(428f) The Role of Microtubules in Epithelial Cell Rheology

The importance of mechanics and force to biological processes is increasingly appreciated and affects behaviors as distinct as cell motility, morphogenesis, and differentiation. In this work we begin to isolate the mechanical roles of the different cytoskeletal proteins. Specifically, we assess the effects of microtubule disruption on cellular rheology. We use four complementary microrheological techniques (magnetic twisting cytometry, two point microrheology, and two other techniques involving laser tracking of large, colloidal particles) to measure cellular mechanical properties in epithelial cells.

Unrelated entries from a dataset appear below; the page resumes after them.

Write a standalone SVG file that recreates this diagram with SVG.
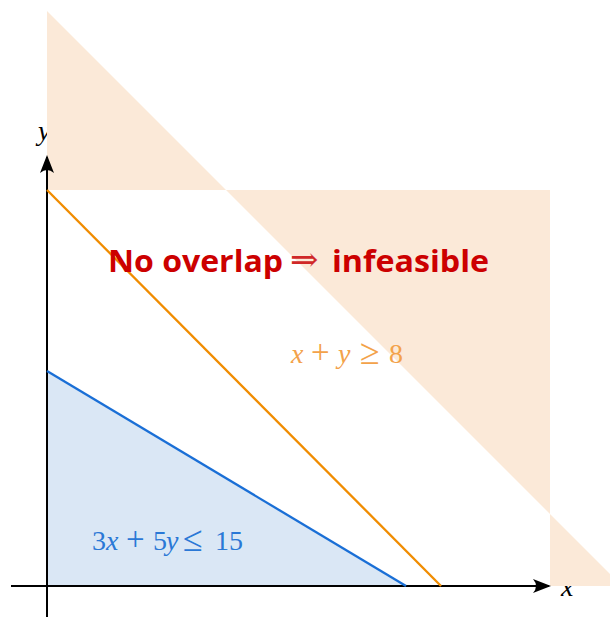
<svg xmlns="http://www.w3.org/2000/svg" width="610" height="617" viewBox="0 0 610 617">
  <defs>
    <style>
      .m { font-family: "Liberation Serif", "DejaVu Serif", serif; font-style: italic; }
      .axis { stroke: #000; stroke-width: 2; fill: none; }
      .title { font-family: "Open Sans", "Noto Sans", sans-serif; font-weight: bold; font-size: 30px; fill: #cc0000; }
      .lbl { font-family: "Liberation Serif", "DejaVu Serif", serif; font-size: 28px; }
    </style>
    <marker id="arr" viewBox="0 0 18 14" refX="16" refY="7" markerUnits="userSpaceOnUse" markerWidth="18" markerHeight="14" orient="auto">
      <path d="M0,0 L18,7 L0,14 Q6,7 0,0 Z" fill="#000"/>
    </marker>
  </defs>
  <rect width="610" height="617" fill="#fff"/>

  <g id="region-blue">
    <polygon points="47,371 406,586 47,586" fill="#dae7f5"/>
  </g>

  <g id="axis-labels">
    <text class="lbl m" x="38" y="140" font-size="26" fill="#000">y</text>
    <text class="lbl m" x="561" y="596" font-size="26" fill="#000">x</text>
  </g>

  <g id="region-orange">
    <path d="M47,11 L622,586 L47,586 Z M47,190 L550,190 L550,586 L47,586 Z" fill="#fbe9d8" fill-rule="evenodd"/>
  </g>

  <g id="connectors">
    <line class="axis" x1="11" y1="586" x2="549" y2="586" marker-end="url(#arr)"/>
    <line class="axis" x1="47" y1="617" x2="47" y2="157" marker-end="url(#arr)"/>
    <line id="line-blue" x1="47" y1="371" x2="406" y2="586" stroke="#1a6fd6" stroke-width="2.3"/>
    <line id="line-orange" x1="47" y1="190" x2="441" y2="586" stroke="#f08c00" stroke-width="2.3"/>
  </g>

  <g id="label-orange">
    <text class="lbl" fill="#f3a24a" y="363"><tspan class="m" x="291">x</tspan><tspan x="311" font-size="33">+</tspan><tspan class="m" x="338">y</tspan><tspan x="360" y="364" font-size="36">≥</tspan><tspan x="389" y="363">8</tspan></text>
  </g>

  <g id="label-blue">
    <text class="lbl" fill="#2a78d6" y="550"><tspan x="92">3</tspan><tspan class="m" x="106">x</tspan><tspan x="126" font-size="33">+</tspan><tspan x="153">5</tspan><tspan class="m" x="166">y</tspan><tspan x="183" y="551" font-size="36">≤</tspan><tspan x="215" y="550">15</tspan></text>
  </g>

  <g id="title">
    <text class="title" y="272"><tspan x="108" textLength="175" lengthAdjust="spacingAndGlyphs">No overlap</tspan><tspan x="290" y="271" font-family="DejaVu Serif, serif" font-weight="normal" font-size="34" fill="#d02828">⇒</tspan><tspan x="332" y="272" textLength="157" lengthAdjust="spacingAndGlyphs">infeasible</tspan></text>
  </g>
</svg>
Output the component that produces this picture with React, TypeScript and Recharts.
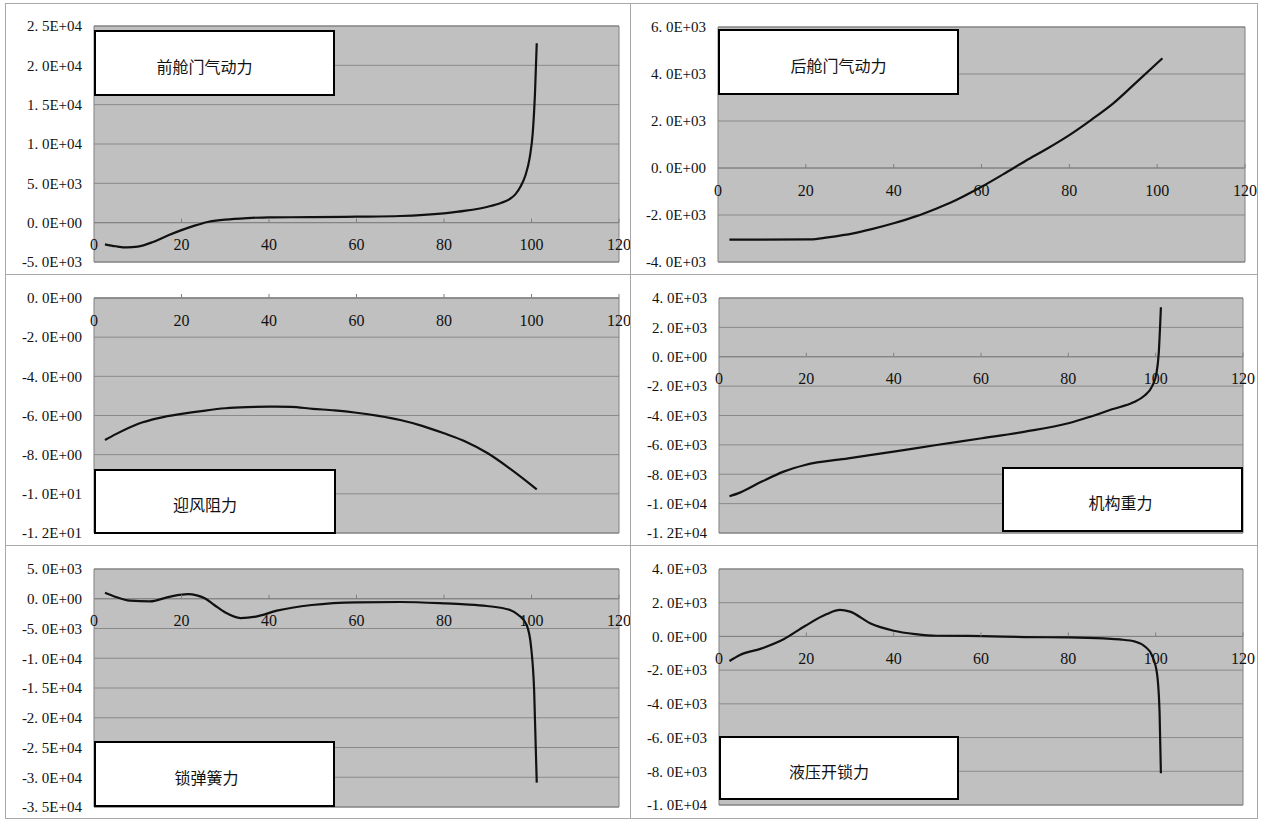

In combination, these techniques have the novel ability of probing cell mechanics over a wide range of frequency, varying geometry and different driving (applied torques or innate thermal driving) in single cells. Previously, in untreated cells, we found a remarkably simple, but rich, consensus behaviour and evidence for two mechanically distinct sub-cellular networks: a cortical response and peri-nuclear response. Here, we apply the same suite of techniques to cells with de-polymerized microtubule networks. There was no observable change in the mechanics of the cortical mechanical response, as measured with MTC. However the techniques that measure the peri-nuclear region showed a small change in amplitude and drastically different functional form as the cells become softer and more liquid-like. This may be due to a response by the cell, such as increased myosin motor activity, or an indication that the microtubule network is mechanically dominat in the perinuclear region.